Should investors worry about inflation in China? – Fidelity

Ayesha Akbar, portfolio manager at Fidelity Solutions, discusses the latest Chinese inflation figure.

Key Quotes

“Today saw the release of China’s monthly inflation statistics, with the official consumer price index rising 2.3% year-on-year in April. Some might be surprised to see positive inflation coming out of China – after all, one of the dominant narratives around China has been whether it is exporting deflation having built up excess capacity in its industrial sector. On the domestic front, however, Chinese inflation has been reasonably robust, driven higher pork prices but moderated by falls in transport and communications prices.

Rising, falling or keeping steady?

“Property prices are picking up because of extra stimulus, with this feeding into inflation through higher rental costs. But this is unlikely to be an ongoing trend and the Chinese authorities will watch closely to ensure that this doesn’t hurt living standards too heavily.

“More important for the outlook on Chinese inflation is food prices, with these being a bigger component of EM inflation indices generally. Pork prices were up strongly compared to the previous year (33.5%), though less rapid growth in vegetable prices helped to keep a lid on inflation. In the medium-term, these are unlikely to continue rising at their current rate, and we would expect Chinese inflation to hold steady.

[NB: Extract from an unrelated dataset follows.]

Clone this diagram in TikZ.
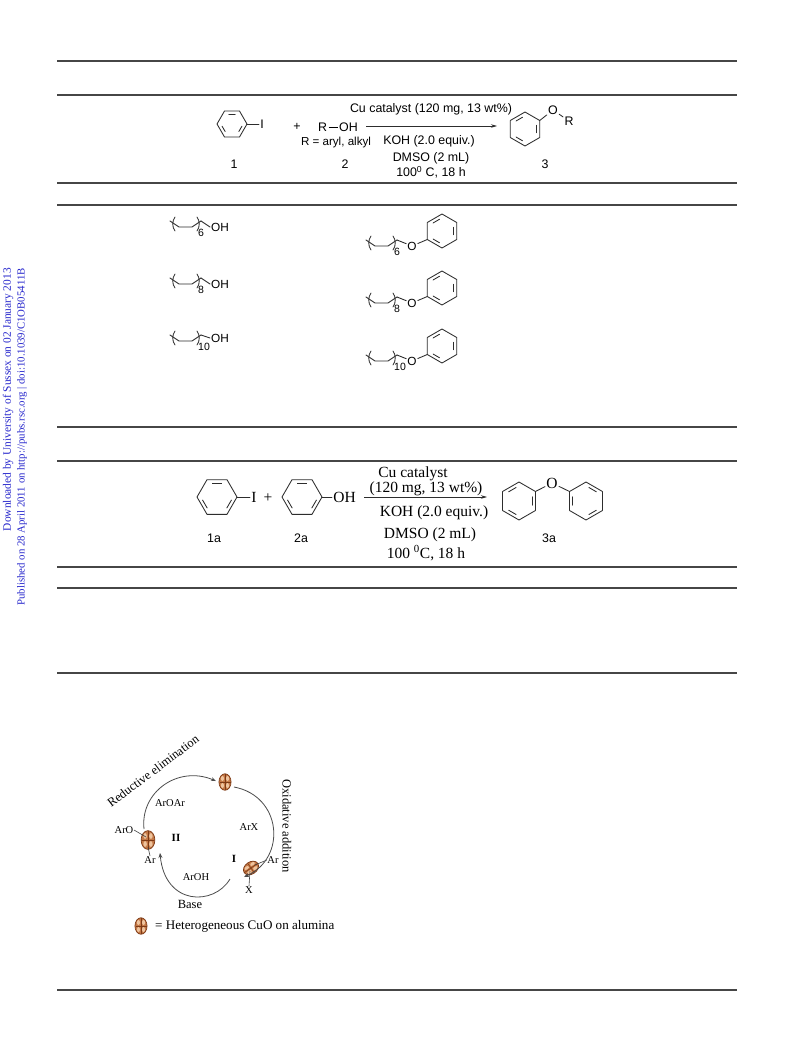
\documentclass[tikz,border=0pt]{standalone}
\usepackage{fontspec}
\setmainfont{Liberation Serif}
\newfontfamily\arial{Liberation Sans}
\usetikzlibrary{arrows.meta,shapes.geometric,calc}

\definecolor{rulegray}{RGB}{70,70,70}
\definecolor{bondgray}{RGB}{45,45,45}
\definecolor{wmblue}{RGB}{40,40,205}
\definecolor{cuofill}{RGB}{196,120,70}
\definecolor{cuolight}{RGB}{238,196,158}
\definecolor{cuodark}{RGB}{125,58,22}

\tikzset{
 rulel/.style={draw=rulegray, line width=1.3pt},
 bond/.style={draw=bondgray, line width=0.85pt, line join=round, line cap=round},
 sans/.style={font=\arial\fontsize{12.4}{14}\selectfont, inner sep=0pt},
 sansM/.style={font=\arial\fontsize{11.6}{13}\selectfont, inner sep=0pt},
 atomS/.style={font=\arial\fontsize{12.4}{14}\selectfont, inner sep=1.2pt},
 sansS/.style={font=\arial\fontsize{11.8}{13}\selectfont, inner sep=1pt},
 subtxt/.style={font=\arial\fontsize{10.5}{12}\selectfont, inner sep=0pt},
 serifL/.style={font=\fontsize{15.5}{17}\selectfont, inner sep=0pt},
 serifAtom/.style={font=\fontsize{15.5}{17}\selectfont, inner sep=1.2pt},
 lab/.style={font=\arial\fontsize{12.4}{14}\selectfont, inner sep=0pt},
 cyc/.style={font=\fontsize{10.5}{12}\selectfont, inner sep=0.5pt},
 cycB/.style={font=\bfseries\fontsize{11}{12}\selectfont, inner sep=0.5pt},
 cycL/.style={font=\fontsize{12.5}{14}\selectfont, inner sep=0pt},
 legendtxt/.style={font=\fontsize{13.1}{15}\selectfont, inner sep=0pt},
 wm/.style={text=wmblue, inner sep=0pt, rotate=90, anchor=east},
 rxn/.style={draw=bondgray, line width=0.8pt, -{Stealth[length=6pt,width=3.5pt]}},
 cycarrow/.style={draw=black!70, line width=0.8pt, -{Stealth[length=5pt,width=4pt]}},
 thinbond/.style={draw=black!75, line width=0.6pt},
 cuo/.pic={
  \fill[cuofill] (0,0) ellipse [x radius=5.5, y radius=7.5];
  \fill[cuolight] (-2.3,-3.2) ellipse [x radius=1.4, y radius=2.3];
  \fill[cuolight] (2.3,-3.2) ellipse [x radius=1.4, y radius=2.3];
  \fill[cuolight] (-2.3,3.2) ellipse [x radius=1.4, y radius=2.3];
  \fill[cuolight] (2.3,3.2) ellipse [x radius=1.4, y radius=2.3];
  \draw[cuodark, line width=0.7pt] (0,0) ellipse [x radius=5.5, y radius=7.5];
  \draw[cuodark, line width=0.6pt] (0,-7.5) -- (0,7.5);
  \draw[cuodark, line width=0.5pt] (-5,0) -- (5,0);
 }
}

% hexagon: #1 centre, #2 radius, #3 angle offset, #4 edges with inner lines
\newcommand\benzring[4]{%
 \draw[bond] (#1) +(#3:#2) -- +(#3+60:#2) -- +(#3+120:#2) -- +(#3+180:#2) -- +(#3+240:#2) -- +(#3+300:#2) -- cycle;
 \pgfmathsetmacro\innerrho{(0.866*#2-3.3)/cos(18)}
 \foreach \k in {#4}{\draw[bond] (#1) +(#3+60*\k+12:\innerrho) -- +(#3+60*\k+48:\innerrho);}
}
% alkyl chain with repeat brackets: #1 start, #2 subscript, #3 end coordinate name
\newcommand\alkchain[3]{%
 \draw[bond] (#1) -- ++(9,6) -- ++(13,0) -- ++(9,-6) coordinate (#3);
 \draw[bond] (#1) ++(5,-4) .. controls +(-3,4) and +(-3,-4) .. ++(0,14);
 \draw[bond] (#1) ++(27,-4) .. controls +(3,4) and +(3,-4) .. ++(0,14);
 \node[subtxt, anchor=west] (#3n) at ($(#1)+(28,12)$) {#2};
}

\begin{document}
\begin{tikzpicture}[x=1pt,y=-1pt]
\useasboundingbox (0,0) rectangle (793,1039);
\fill[white] (0,0) rectangle (793,1039);

% ---------- horizontal rules ----------
\foreach \yy [count=\i] in {61,95,183,205,427,461,567,588,673,990}{
  \coordinate (rl\i) at (57,\yy); \coordinate (rr\i) at (737,\yy);
  \draw[rulel] (rl\i) -- (rr\i);
}

% ---------- watermark ----------
\node[wm, font=\fontsize{11.4}{13}\selectfont] (wm1) at (8,268) {Downloaded by University of Sussex on 02 January 2013};
\node[wm, font=\fontsize{10.8}{12}\selectfont] (wm2) at (22,268) {Published on 28 April 2011 on http://pubs.rsc.org | doi:10.1039/C1OB05411B};

% ---------- scheme 1 ----------
\coordinate (s1r1) at (232,124);
\benzring{s1r1}{15}{0}{0,2,4}
\node[atomS] (s1I) at (262,124) {I};
\draw[bond] ($(s1r1)+(15,0)$) -- (s1I.west);
\node[sans] (s1plus) at (297,127) {+};
\node[sans] (s1roh) at (338,127) {R\hspace{1.5pt}\rule[3.6pt]{9pt}{0.7pt}\hspace{1.5pt}OH};
\node[sansM] (s1rdef) at (336,142) {R = aryl, alkyl};
\coordinate (s1as) at (366,126);
\coordinate (s1ae) at (497,126);
\draw[rxn] (s1as) -- (s1ae);
\node[sans] (s1c1) at (431,109) {Cu catalyst (120 mg, 13 wt\%)};
\node[sans] (s1c2) at (429,141) {KOH (2.0 equiv.)};
\node[sans] (s1c3) at (431,158) {DMSO (2 mL)};
\node[sans] (s1c4) at (431,172) {100\textsuperscript{0} C, 18 h};
\coordinate (s1r3) at (525,129);
\benzring{s1r3}{17}{30}{1,3,5}
\node[atomS] (s1O) at (553,110) {O};
\node[atomS] (s1R) at (569,121) {R};
\draw[bond] ($(s1r3)+(330:17)$) -- (s1O);
\draw[bond] (s1O) -- (s1R);
\node[lab] (s1l1) at (234,164) {1};
\node[lab] (s1l2) at (345,164) {2};
\node[lab] (s1l3) at (545,164) {3};

% ---------- table rows: alcohols ----------
\coordinate (ra1) at (170,221);
\alkchain{ra1}{6}{rd1}
\node[sansS, anchor=west] (roh1) at ($(rd1)+(9,6)$) {OH};
\draw[bond] (rd1) -- (roh1.west);

\coordinate (ra2) at (170,278);
\alkchain{ra2}{8}{rd2}
\node[sansS, anchor=west] (roh2) at ($(rd2)+(9,6)$) {OH};
\draw[bond] (rd2) -- (roh2.west);

\coordinate (ra3) at (170,335);
\alkchain{ra3}{10}{rd3}
\node[sansS, anchor=west] (roh3) at ($(rd3)+(9,3)$) {OH};
\draw[bond] (rd3) -- (roh3.west);

% ---------- table rows: ethers ----------
\foreach \r/\n/\yy in {1/6/240, 2/8/297, 3/10/355}{
  \coordinate (pa\r) at (366,\yy);
  \alkchain{pa\r}{\n}{pd\r}
  \node[sansS] (po\r) at ($(pa\r)+(46,6)$) {O};
  \coordinate (pc\r) at ($(pa\r)+(76,-9)$);
  \benzring{pc\r}{17}{30}{1,3,5}
  \draw[bond] (pd\r) -- (po\r);
  \draw[bond] (po\r) -- ($(pc\r)+(150:17)$);
}

% ---------- scheme 2 ----------
\coordinate (s2r1) at (217,497);
\benzring{s2r1}{20}{0}{0,2,4}
\node[serifAtom] (s2I) at (254,497) {I};
\draw[bond] ($(s2r1)+(20,0)$) -- (s2I.west);
\node[serifL] (s2plus) at (268,498) {+};
\coordinate (s2r2) at (302,497);
\benzring{s2r2}{20}{0}{0,2,4}
\node[serifAtom, anchor=west] (s2OH) at (332,497) {OH};
\draw[bond] ($(s2r2)+(20,0)$) -- (s2OH.west);
\coordinate (s2as) at (364,497);
\coordinate (s2ae) at (487,497);
\draw[rxn] (s2as) -- (s2ae);
\node[serifL] (s2c1) at (413,474) {Cu catalyst};
\node[serifL] (s2c2) at (426,489) {(120 mg, 13 wt\%)};
\node[serifL] (s2c3) at (434,513) {KOH (2.0 equiv.)};
\node[serifL] (s2c4) at (430,535) {DMSO (2 mL)};
\node[serifL] (s2c5) at (426,553) {100 \textsuperscript{0}C, 18 h};
\coordinate (s2p1) at (519,501);
\coordinate (s2p2) at (586,501);
\benzring{s2p1}{19}{30}{1,3,5}
\benzring{s2p2}{19}{30}{0,2,4}
\node[serifAtom] (s2O) at (552,483) {O};
\draw[bond] ($(s2p1)+(330:19)$) -- (s2O);
\draw[bond] (s2O) -- ($(s2p2)+(210:19)$);
\node[lab] (s2l1) at (214,538) {1a};
\node[lab] (s2l2) at (301,538) {2a};
\node[lab] (s2l3) at (549,538) {3a};

% ---------- catalytic cycle ----------
\coordinate (cTop) at (225,782);
\coordinate (cI) at (251,868);
\coordinate (cII) at (148,840);
\coordinate (cLeg) at (141,926);
\pic[scale=1.1] at (cTop) {cuo};
\pic[rotate=-55, scale=1.1] at (cI) {cuo};
\pic[scale=1.25] at (cII) {cuo};
\pic[scale=1.1] at (cLeg) {cuo};

\node[cyc] (lArOAr) at (170,803) {ArOAr};
\node[cyc] (lArX) at (249,827) {ArX};
\node[cyc] (lArOH) at (196,877) {ArOH};
\node[cycL] (lBase) at (190,904) {Base};
\node[cycB] (lI) at (234,859) {I};
\node[cyc] (lIAr) at (273,860) {Ar};
\node[cyc] (lIX) at (249,890) {X};
\node[cyc] (lArO) at (124,830) {ArO};
\node[cycB] (lII) at (176,838) {II};
\node[cyc] (lIIAr) at (150,860) {Ar};
\node[cycL, rotate=37] (lRE) at (153,771) {Reductive elimination};
\node[cycL, rotate=-90] (lOA) at (287,826) {Oxidative addition};
\node[legendtxt, anchor=west] (lLeg) at (155,926) {= Heterogeneous CuO on alumina};

\draw[thinbond] (lIAr.west) -- ($(cI)+(4,-3)$);
\draw[thinbond] (lIX.north) -- ($(cI)+(-1,3)$);
\draw[thinbond] (lArO.east) -- ($(cII)+(-2,-3)$);
\draw[thinbond] (lIIAr.north) -- ($(cII)+(0,7)$);

\coordinate (a1s) at (144,829);
\coordinate (a1e) at (216,781);
\coordinate (a2s) at (234,787);
\coordinate (a2e) at (244,877);
\coordinate (a3s) at (230,879);
\coordinate (a3e) at (160,853);
\draw[cycarrow] (a1s) .. controls (140,792) and (178,765) .. (a1e);
\draw[cycarrow] (a2s) .. controls (282,796) and (287,858) .. (a2e);
\draw[cycarrow] (a3s) .. controls (214,906) and (165,906) .. (a3e);
\end{tikzpicture}
\end{document}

What about producer prices?

“Of course, inflation is not just a consideration for the consumer side of an economy, particularly in China. Producer prices have long shown a deflationary trend, partly due to the excess capacity which has been built up in the industrial sector. This has placed a heavy burden on those industries trying to repay debt, with revenue having been under constant pressure and less money to repay debt. The slowing of producer price deflation in April (-3.4% year-on-year) was both better than expectations and the March reading and should provide some relief to the industrial sector. The general pick-up in commodity prices will have helped here, with rising commodity prices not significantly impacting a manufacturer’s margins significantly but allowing prices to hold up. Whether the commodity price rebound is sustainable, however, is a another matter.

Conclusion

“Chinese inflation is an important area to watch when looking at the global economy, being able to tell us something about the pressures of both the consumer and industrial sector. This month’s reading has been positive on balance, but there is much else to consider when looking at the China story as a whole. For the meantime, I remain relatively positive on China, although there are wider concerns around the commitment of the authorities to pursue a sustainable rebalancing of the economy.”